WRITTEN INSTRUCTION: From the listing that follows, output everything exactly except the pictures.

INFORMATION SUPPLIED:

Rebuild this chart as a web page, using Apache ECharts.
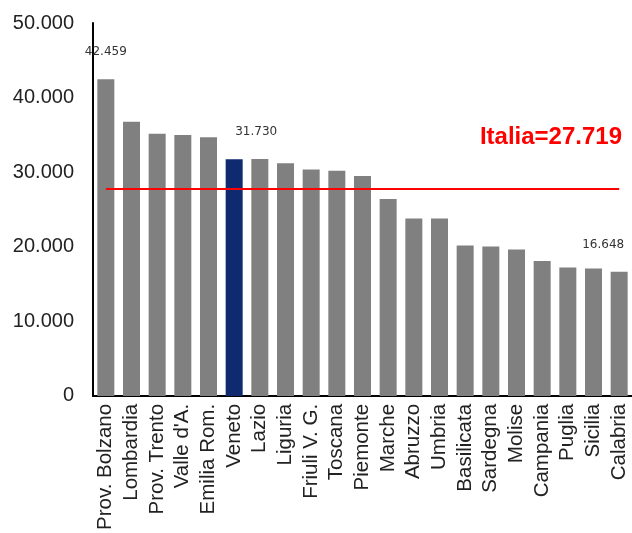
<!DOCTYPE html>
<html>
<head>
<meta charset="utf-8">
<script src="https://cdn.jsdelivr.net/npm/echarts@6/dist/echarts.min.js"></script>
<style>
html,body{margin:0;padding:0;background:#fff;}
#chart{width:632px;height:533px;}
</style>
</head>
<body>
<div id="chart"></div>
<script>
const categories = ["Prov. Bolzano","Lombardia","Prov. Trento","Valle d'A.","Emilia Rom.","Veneto","Lazio","Liguria","Friuli V. G.","Toscana","Piemonte","Marche","Abruzzo","Umbria","Basilicata","Sardegna","Molise","Campania","Puglia","Sicilia","Calabria"];
const values = [42459,36750,35150,34970,34670,31730,31780,31200,30350,30200,29470,26400,23800,23800,20170,20040,19640,18090,17200,17070,16648];
const italia = 27719;
const highlighted = "Veneto";
const labelledBars = {"Prov. Bolzano":[0,0], "Veneto":[22,0], "Calabria":[-16,0]};
const yTicks = [0,10000,20000,30000,40000,50000];

function fmt(v){ return String(v).replace(/\B(?=(\d{3})+(?!\d))/g,'.'); }

const data = values.map((v,i)=>{
  const name = categories[i];
  const item = {value:v, itemStyle:{color: name===highlighted ? '#0f2a6e' : '#808080'}};
  if (labelledBars[name]) {
    item.label = {show:true, position:'top', distance:21, offset:labelledBars[name],
      formatter: p=>fmt(p.value), fontFamily:'DejaVu Sans', fontSize:12, color:'#333'};
  }
  return item;
});

const chart = echarts.init(document.getElementById('chart'), null, {renderer:'canvas'});
chart.setOption({
  animation:false,
  grid:{left:93, top:23, bottom:135, width:541, containLabel:false},
  xAxis:{type:'category', data:categories, boundaryGap:true,
    axisLine:{lineStyle:{color:'#000', width:2}},
    axisTick:{show:false},
    axisLabel:{rotate:90, interval:0, margin:8, fontFamily:'Liberation Sans, Arial', fontSize:20.5, color:'#222'}},
  yAxis:{type:'value', min:yTicks[0], max:yTicks[yTicks.length-1], interval:yTicks[1]-yTicks[0],
    splitLine:{show:false},
    axisLine:{show:true, lineStyle:{color:'#000', width:2}},
    axisTick:{show:false},
    axisLabel:{margin:19, fontFamily:'Liberation Sans, Arial', fontSize:20, color:'#222', formatter: v=>fmt(v)}},
  series:[{type:'bar', data:data, barWidth:17,
    markLine:{silent:true, symbol:['none','none'], label:{show:false},
      lineStyle:{color:'#ff0000', width:2, type:'solid'},
      data:[[{coord:[categories[0], italia]},{coord:[categories[categories.length-1], italia]}]]}}],
  graphic:[{type:'text', right:10, top:125,
    style:{text:'Italia='+fmt(italia), font:'bold 24px "Liberation Sans", Arial', fill:'#ff0000'}}]
});
</script>
</body>
</html>
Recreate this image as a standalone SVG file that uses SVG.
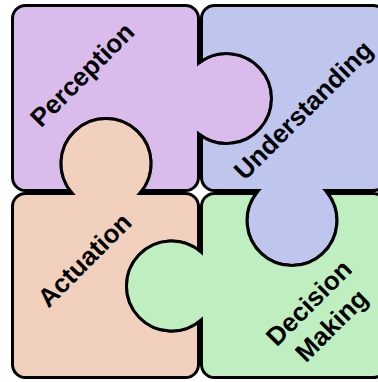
<svg xmlns="http://www.w3.org/2000/svg" width="378" height="382" viewBox="0 0 378 382">
  <style>
    .piece { stroke: #000; stroke-width: 3; }
    .label { font-family: "Liberation Sans", Arial, sans-serif; font-weight: bold; font-size: 26px; fill: #000; text-anchor: middle; }
  </style>
  <rect width="378" height="382" fill="#fff"/>
  <g id="perception">
    <path class="piece" fill="#D9BCEC" d="M25.5 5.5 H185.5 A13 13 0 0 1 198.5 18.5 V63.27 A45 45 0 1 1 198.5 133.73 V177.5 A13 13 0 0 1 185.5 190.5 H142 A45 45 0 1 0 70 190.5 H25.5 A13 13 0 0 1 12.5 177.5 V18.5 A13 13 0 0 1 25.5 5.5 Z"/>
    <text class="label" transform="translate(88.5 81) rotate(-45)">Perception</text>
  </g>
  <g id="understanding">
    <path class="piece" fill="#BEC6EE" d="M214.5 5.5 H373 A13 13 0 0 1 386 18.5 V177.5 A13 13 0 0 1 373 190.5 H325.54 A45 45 0 1 1 258.46 190.5 H214.5 A13 13 0 0 1 201.5 177.5 V135.92 A45 45 0 1 0 201.5 61.08 V18.5 A13 13 0 0 1 214.5 5.5 Z"/>
    <text class="label" transform="translate(309.5 116.5) rotate(-45)">Understanding</text>
  </g>
  <g id="actuation">
    <path class="piece" fill="#F1D0BD" d="M25.5 193.5 H72.46 A45 45 0 1 1 139.54 193.5 H185.5 A13 13 0 0 1 198.5 206.5 V250 A45 45 0 1 0 198.5 322 V364.5 A13 13 0 0 1 185.5 377.5 H25.5 A13 13 0 0 1 12.5 364.5 V206.5 A13 13 0 0 1 25.5 193.5 Z"/>
    <text class="label" transform="translate(90.8 266.3) rotate(-45)">Actuation</text>
  </g>
  <g id="decision-making">
    <path class="piece" fill="#BFEFC0" d="M214.5 193.5 H256 A45 45 0 1 0 328 193.5 H373 A13 13 0 0 1 386 206.5 V364.5 A13 13 0 0 1 373 377.5 H214.5 A13 13 0 0 1 201.5 364.5 V319.54 A45 45 0 1 1 201.5 252.46 V206.5 A13 13 0 0 1 214.5 193.5 Z"/>
    <text class="label" transform="translate(326.4 320.4) rotate(-45)"><tspan x="0" y="-16">Decision</tspan><tspan x="0" y="16">Making</tspan></text>
  </g>
</svg>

RIGHT ANSWER:
Rebuild this chart as a web page, using Apache ECharts.
<!DOCTYPE html>
<html>
<head>
<meta charset="utf-8">
<script src="https://cdn.jsdelivr.net/npm/echarts@6/dist/echarts.min.js"></script>
<style>
html,body{margin:0;padding:0;background:#fff;}
#chart{width:632px;height:533px;}
</style>
</head>
<body>
<div id="chart"></div>
<script>
const categories = ["Prov. Bolzano","Lombardia","Prov. Trento","Valle d'A.","Emilia Rom.","Veneto","Lazio","Liguria","Friuli V. G.","Toscana","Piemonte","Marche","Abruzzo","Umbria","Basilicata","Sardegna","Molise","Campania","Puglia","Sicilia","Calabria"];
const values = [42459,36750,35150,34970,34670,31730,31780,31200,30350,30200,29470,26400,23800,23800,20170,20040,19640,18090,17200,17070,16648];
const italia = 27719;
const highlighted = "Veneto";
const labelledBars = {"Prov. Bolzano":[0,0], "Veneto":[22,0], "Calabria":[-16,0]};
const yTicks = [0,10000,20000,30000,40000,50000];

function fmt(v){ return String(v).replace(/\B(?=(\d{3})+(?!\d))/g,'.'); }

const data = values.map((v,i)=>{
  const name = categories[i];
  const item = {value:v, itemStyle:{color: name===highlighted ? '#0f2a6e' : '#808080'}};
  if (labelledBars[name]) {
    item.label = {show:true, position:'top', distance:21, offset:labelledBars[name],
      formatter: p=>fmt(p.value), fontFamily:'DejaVu Sans', fontSize:12, color:'#333'};
  }
  return item;
});

const chart = echarts.init(document.getElementById('chart'), null, {renderer:'canvas'});
chart.setOption({
  animation:false,
  grid:{left:93, top:23, bottom:135, width:541, containLabel:false},
  xAxis:{type:'category', data:categories, boundaryGap:true,
    axisLine:{lineStyle:{color:'#000', width:2}},
    axisTick:{show:false},
    axisLabel:{rotate:90, interval:0, margin:8, fontFamily:'Liberation Sans, Arial', fontSize:20.5, color:'#222'}},
  yAxis:{type:'value', min:yTicks[0], max:yTicks[yTicks.length-1], interval:yTicks[1]-yTicks[0],
    splitLine:{show:false},
    axisLine:{show:true, lineStyle:{color:'#000', width:2}},
    axisTick:{show:false},
    axisLabel:{margin:19, fontFamily:'Liberation Sans, Arial', fontSize:20, color:'#222', formatter: v=>fmt(v)}},
  series:[{type:'bar', data:data, barWidth:17,
    markLine:{silent:true, symbol:['none','none'], label:{show:false},
      lineStyle:{color:'#ff0000', width:2, type:'solid'},
      data:[[{coord:[categories[0], italia]},{coord:[categories[categories.length-1], italia]}]]}}],
  graphic:[{type:'text', right:10, top:125,
    style:{text:'Italia='+fmt(italia), font:'bold 24px "Liberation Sans", Arial', fill:'#ff0000'}}]
});
</script>
</body>
</html>
Recreate this image as a standalone SVG file that uses SVG.
<svg xmlns="http://www.w3.org/2000/svg" width="378" height="382" viewBox="0 0 378 382">
  <style>
    .piece { stroke: #000; stroke-width: 3; }
    .label { font-family: "Liberation Sans", Arial, sans-serif; font-weight: bold; font-size: 26px; fill: #000; text-anchor: middle; }
  </style>
  <rect width="378" height="382" fill="#fff"/>
  <g id="perception">
    <path class="piece" fill="#D9BCEC" d="M25.5 5.5 H185.5 A13 13 0 0 1 198.5 18.5 V63.27 A45 45 0 1 1 198.5 133.73 V177.5 A13 13 0 0 1 185.5 190.5 H142 A45 45 0 1 0 70 190.5 H25.5 A13 13 0 0 1 12.5 177.5 V18.5 A13 13 0 0 1 25.5 5.5 Z"/>
    <text class="label" transform="translate(88.5 81) rotate(-45)">Perception</text>
  </g>
  <g id="understanding">
    <path class="piece" fill="#BEC6EE" d="M214.5 5.5 H373 A13 13 0 0 1 386 18.5 V177.5 A13 13 0 0 1 373 190.5 H325.54 A45 45 0 1 1 258.46 190.5 H214.5 A13 13 0 0 1 201.5 177.5 V135.92 A45 45 0 1 0 201.5 61.08 V18.5 A13 13 0 0 1 214.5 5.5 Z"/>
    <text class="label" transform="translate(309.5 116.5) rotate(-45)">Understanding</text>
  </g>
  <g id="actuation">
    <path class="piece" fill="#F1D0BD" d="M25.5 193.5 H72.46 A45 45 0 1 1 139.54 193.5 H185.5 A13 13 0 0 1 198.5 206.5 V250 A45 45 0 1 0 198.5 322 V364.5 A13 13 0 0 1 185.5 377.5 H25.5 A13 13 0 0 1 12.5 364.5 V206.5 A13 13 0 0 1 25.5 193.5 Z"/>
    <text class="label" transform="translate(90.8 266.3) rotate(-45)">Actuation</text>
  </g>
  <g id="decision-making">
    <path class="piece" fill="#BFEFC0" d="M214.5 193.5 H256 A45 45 0 1 0 328 193.5 H373 A13 13 0 0 1 386 206.5 V364.5 A13 13 0 0 1 373 377.5 H214.5 A13 13 0 0 1 201.5 364.5 V319.54 A45 45 0 1 1 201.5 252.46 V206.5 A13 13 0 0 1 214.5 193.5 Z"/>
    <text class="label" transform="translate(326.4 320.4) rotate(-45)"><tspan x="0" y="-16">Decision</tspan><tspan x="0" y="16">Making</tspan></text>
  </g>
</svg>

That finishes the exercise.